Hi, has anyone manipulated asn.1 files downloaded from NCBI? i do understand that asn.1 is not ncbi specific and that there are many other formats i can download the data from NCBI. My question specifically relates to asn.1 and whether someone knows of a java library that you have used to parse these files. I have googled and many libraries speak of BER and DER encoding, which are communication specific formats. All i'm interested is in manipulating in java the ascii asn.1 files that one can download from ncbi.
The ASCII form of the NCBI ASN.1 data does not follow any standard and is essentially an invention by NCBI (that's why they also provide some converters). Only the binary form can be processed with generic ASN.1 tools. BER is the standard low-level encoding used in binary ASN.1 and not, contrary to what you wrote, anything communication-specific. The standard approach to parse binary ASN.1 data is to get the encoding definition file for a specific downloadable item (they are provided by NCBI for all their ASN.1 data, which many definition parts shared between databases), generate a parser, and link that to your application.
I have done that for PubChem ASN.1 compound, substance, and assay data. I have been using the SNACC parser generator to generate C code for linking (warning: there are some data item sequences where SNACC generates wrong code, trying to read an extra token from the input stream. You need to postprocess the generated parser source to fix that). The assay and structure readers are components of the generic academic version of the Cactvs Cheminformatics Toolkit www.xemistry.com/academic) Also note that a parser is surprisingly large and complex do to extensive inclusion of definitions from other NCBI branches grown over decades. For example, the literature reference definition part included by the PubChem assay and structure data is much more extensive, with dozens of different ways to specify even the most exotic type of reference, than the actual structure and assay data part.

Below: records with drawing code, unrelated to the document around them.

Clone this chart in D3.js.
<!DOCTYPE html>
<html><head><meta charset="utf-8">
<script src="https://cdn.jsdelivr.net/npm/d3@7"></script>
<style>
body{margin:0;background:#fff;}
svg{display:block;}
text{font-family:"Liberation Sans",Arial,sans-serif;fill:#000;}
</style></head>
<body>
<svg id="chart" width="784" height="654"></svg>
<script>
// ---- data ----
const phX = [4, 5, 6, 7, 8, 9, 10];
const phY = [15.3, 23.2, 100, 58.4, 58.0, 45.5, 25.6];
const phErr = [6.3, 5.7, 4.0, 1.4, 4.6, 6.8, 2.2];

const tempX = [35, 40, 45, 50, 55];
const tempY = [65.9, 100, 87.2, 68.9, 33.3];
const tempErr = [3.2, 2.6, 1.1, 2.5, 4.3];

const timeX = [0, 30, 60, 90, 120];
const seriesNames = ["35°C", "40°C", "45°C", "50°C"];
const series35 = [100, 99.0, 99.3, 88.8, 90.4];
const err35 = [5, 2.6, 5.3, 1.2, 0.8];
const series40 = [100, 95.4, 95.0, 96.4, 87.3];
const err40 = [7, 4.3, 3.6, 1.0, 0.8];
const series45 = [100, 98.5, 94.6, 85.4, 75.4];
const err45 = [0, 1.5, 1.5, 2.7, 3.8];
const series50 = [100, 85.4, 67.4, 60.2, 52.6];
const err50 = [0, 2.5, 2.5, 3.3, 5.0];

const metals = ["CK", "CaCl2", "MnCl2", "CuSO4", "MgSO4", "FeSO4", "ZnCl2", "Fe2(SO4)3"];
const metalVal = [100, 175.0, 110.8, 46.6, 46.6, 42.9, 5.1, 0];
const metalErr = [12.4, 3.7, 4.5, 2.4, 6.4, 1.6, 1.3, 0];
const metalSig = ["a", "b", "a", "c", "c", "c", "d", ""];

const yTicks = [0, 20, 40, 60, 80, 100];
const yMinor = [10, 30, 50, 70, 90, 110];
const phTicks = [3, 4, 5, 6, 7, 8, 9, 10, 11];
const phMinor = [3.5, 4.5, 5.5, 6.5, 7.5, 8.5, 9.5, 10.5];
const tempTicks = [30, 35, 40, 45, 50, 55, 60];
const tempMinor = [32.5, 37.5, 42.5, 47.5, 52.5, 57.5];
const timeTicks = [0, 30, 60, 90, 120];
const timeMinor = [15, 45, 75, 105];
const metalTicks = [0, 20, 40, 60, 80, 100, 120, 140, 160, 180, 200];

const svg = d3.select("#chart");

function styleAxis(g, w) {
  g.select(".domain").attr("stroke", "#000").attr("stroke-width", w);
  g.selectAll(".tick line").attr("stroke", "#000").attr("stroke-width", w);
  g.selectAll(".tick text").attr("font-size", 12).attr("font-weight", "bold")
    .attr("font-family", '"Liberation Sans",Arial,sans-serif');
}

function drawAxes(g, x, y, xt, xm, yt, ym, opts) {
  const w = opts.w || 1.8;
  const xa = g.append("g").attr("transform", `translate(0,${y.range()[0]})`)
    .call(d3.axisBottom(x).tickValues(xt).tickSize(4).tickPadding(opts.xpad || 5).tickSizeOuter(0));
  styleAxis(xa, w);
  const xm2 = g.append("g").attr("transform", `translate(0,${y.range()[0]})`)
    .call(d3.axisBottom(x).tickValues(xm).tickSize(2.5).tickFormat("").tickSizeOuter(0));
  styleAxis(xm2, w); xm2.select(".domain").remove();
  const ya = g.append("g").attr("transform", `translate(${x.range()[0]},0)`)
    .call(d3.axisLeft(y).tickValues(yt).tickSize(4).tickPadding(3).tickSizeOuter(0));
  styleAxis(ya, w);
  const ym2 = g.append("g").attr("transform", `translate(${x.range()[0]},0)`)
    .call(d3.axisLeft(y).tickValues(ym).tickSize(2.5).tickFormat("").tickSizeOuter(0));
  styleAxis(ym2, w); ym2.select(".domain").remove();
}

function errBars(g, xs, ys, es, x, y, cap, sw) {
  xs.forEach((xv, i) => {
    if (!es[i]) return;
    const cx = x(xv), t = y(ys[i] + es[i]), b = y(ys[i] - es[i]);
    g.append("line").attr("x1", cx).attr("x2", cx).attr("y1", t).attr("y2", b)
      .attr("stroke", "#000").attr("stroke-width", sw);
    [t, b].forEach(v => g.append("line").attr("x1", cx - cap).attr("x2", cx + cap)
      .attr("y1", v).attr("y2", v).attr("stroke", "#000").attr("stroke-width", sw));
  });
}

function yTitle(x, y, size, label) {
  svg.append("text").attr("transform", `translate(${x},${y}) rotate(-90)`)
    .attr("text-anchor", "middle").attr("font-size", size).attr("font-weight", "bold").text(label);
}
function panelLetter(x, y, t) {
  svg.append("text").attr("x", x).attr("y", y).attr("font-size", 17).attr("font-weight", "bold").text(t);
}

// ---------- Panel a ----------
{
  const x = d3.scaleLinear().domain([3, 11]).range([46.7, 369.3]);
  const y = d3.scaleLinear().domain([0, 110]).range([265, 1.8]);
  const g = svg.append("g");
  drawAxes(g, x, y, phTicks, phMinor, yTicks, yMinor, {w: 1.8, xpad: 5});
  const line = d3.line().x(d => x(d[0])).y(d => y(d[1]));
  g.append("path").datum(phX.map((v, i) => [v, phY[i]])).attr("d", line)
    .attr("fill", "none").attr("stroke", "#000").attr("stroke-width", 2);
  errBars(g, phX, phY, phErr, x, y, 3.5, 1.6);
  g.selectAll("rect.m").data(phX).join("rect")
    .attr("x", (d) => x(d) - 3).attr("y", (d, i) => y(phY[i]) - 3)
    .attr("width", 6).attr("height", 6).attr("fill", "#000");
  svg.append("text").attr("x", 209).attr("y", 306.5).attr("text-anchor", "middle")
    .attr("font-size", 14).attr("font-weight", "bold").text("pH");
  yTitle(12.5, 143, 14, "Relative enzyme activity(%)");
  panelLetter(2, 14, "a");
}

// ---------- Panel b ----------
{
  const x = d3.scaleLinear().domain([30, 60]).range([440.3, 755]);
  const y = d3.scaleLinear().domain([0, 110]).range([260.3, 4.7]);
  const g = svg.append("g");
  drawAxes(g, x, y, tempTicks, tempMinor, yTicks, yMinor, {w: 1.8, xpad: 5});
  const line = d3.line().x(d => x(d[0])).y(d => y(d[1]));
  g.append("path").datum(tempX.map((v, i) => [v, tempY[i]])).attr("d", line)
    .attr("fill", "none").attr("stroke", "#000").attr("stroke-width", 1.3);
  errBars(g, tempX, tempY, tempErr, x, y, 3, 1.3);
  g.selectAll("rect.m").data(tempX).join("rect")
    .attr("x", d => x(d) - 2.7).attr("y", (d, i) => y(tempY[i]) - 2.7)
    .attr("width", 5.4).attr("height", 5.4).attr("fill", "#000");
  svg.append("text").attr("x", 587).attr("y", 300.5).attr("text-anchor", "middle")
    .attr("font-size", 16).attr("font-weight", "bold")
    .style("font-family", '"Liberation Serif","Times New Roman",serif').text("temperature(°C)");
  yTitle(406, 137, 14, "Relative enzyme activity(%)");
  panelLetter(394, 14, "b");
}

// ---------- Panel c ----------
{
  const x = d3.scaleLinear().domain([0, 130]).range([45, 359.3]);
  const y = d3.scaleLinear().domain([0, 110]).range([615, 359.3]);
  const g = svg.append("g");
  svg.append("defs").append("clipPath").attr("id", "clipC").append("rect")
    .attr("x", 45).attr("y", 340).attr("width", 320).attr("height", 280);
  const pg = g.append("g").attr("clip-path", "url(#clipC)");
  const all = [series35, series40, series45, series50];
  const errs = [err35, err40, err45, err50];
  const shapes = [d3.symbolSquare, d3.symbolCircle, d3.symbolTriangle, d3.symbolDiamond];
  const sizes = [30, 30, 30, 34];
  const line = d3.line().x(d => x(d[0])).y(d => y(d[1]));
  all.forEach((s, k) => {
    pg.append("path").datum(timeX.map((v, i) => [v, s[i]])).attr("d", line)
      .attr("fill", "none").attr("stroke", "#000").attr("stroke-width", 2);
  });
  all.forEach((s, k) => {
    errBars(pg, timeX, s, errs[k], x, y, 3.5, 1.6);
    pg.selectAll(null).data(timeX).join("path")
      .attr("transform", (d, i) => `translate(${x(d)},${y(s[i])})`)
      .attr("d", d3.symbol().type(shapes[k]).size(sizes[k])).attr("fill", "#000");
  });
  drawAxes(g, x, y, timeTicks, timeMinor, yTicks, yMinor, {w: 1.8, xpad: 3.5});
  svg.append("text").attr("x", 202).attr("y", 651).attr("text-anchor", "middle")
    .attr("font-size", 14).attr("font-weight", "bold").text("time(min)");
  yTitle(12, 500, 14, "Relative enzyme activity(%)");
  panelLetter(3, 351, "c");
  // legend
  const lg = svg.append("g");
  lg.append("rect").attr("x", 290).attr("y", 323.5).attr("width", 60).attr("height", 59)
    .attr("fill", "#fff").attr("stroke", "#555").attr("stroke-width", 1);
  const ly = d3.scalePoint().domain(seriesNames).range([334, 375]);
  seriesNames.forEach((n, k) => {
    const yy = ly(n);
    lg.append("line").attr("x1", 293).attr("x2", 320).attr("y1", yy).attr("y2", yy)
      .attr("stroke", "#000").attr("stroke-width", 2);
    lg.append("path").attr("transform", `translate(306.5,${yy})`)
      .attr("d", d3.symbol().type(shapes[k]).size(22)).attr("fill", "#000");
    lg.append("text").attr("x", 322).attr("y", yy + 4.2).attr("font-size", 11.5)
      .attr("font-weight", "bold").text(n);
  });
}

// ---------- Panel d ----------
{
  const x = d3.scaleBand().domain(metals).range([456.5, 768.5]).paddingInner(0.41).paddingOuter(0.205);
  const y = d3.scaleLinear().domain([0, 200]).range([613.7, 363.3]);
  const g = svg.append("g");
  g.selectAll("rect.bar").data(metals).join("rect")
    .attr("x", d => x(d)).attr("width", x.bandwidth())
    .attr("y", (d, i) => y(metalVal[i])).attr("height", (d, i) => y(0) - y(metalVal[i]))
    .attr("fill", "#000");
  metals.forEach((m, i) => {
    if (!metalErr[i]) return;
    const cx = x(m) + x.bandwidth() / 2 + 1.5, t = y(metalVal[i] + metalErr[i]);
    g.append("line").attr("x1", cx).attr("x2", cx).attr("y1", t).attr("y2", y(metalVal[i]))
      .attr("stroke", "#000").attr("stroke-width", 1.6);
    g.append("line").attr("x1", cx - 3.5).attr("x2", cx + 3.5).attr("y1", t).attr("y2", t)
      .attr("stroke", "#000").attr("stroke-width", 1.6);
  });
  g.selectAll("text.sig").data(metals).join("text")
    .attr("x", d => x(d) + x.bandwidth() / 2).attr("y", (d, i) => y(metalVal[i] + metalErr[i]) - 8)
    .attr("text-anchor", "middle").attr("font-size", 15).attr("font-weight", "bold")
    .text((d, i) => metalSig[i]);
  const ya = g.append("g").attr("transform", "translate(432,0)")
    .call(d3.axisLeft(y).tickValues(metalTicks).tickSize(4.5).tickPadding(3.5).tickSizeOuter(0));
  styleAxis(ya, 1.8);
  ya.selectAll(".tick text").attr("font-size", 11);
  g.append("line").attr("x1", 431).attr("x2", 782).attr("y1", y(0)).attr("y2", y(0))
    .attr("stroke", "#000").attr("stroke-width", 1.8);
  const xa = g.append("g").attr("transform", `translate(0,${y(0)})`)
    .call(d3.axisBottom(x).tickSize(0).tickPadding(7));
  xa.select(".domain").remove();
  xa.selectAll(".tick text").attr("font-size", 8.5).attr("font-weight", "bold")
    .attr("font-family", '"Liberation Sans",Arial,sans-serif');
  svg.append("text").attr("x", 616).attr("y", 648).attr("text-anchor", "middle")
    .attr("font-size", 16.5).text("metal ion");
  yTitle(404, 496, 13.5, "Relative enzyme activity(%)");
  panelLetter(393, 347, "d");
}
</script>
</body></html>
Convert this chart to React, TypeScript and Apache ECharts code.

Yeah, I found these converters after posting the question, however i prefer to be able to have the library that models a given file format since i have more control over the ways i can manipulate it. It is true i can use the converters to get say xml, but it still seems inefficient to me. For the time being i guess i will do it this way.
I suppose you googled for java-based ASN1 compilers/code-generators like http://sourceforge.net/projects/jac-asn1/ . As far as I remember I played with the NCBI ASNs but the time required to explore the solutions was not worth trying.
Yeah, I found these converters after posting the question, however i prefer to be able to have the library that models a given file format since i have more control over the ways i can manipulate it. It is true i can use the converters to get say xml, but it still seems inefficient to me. For the time being i guess i will do it this way.
I suppose you googled for java-based ASN1 compilers/code-generators like http://sourceforge.net/projects/jac-asn1/ . As far as I remember I played with the NCBI ASNs but the time required to explore the solutions was not worth trying.
Hmm strangely enough i didn't checked this one, thanks this is great.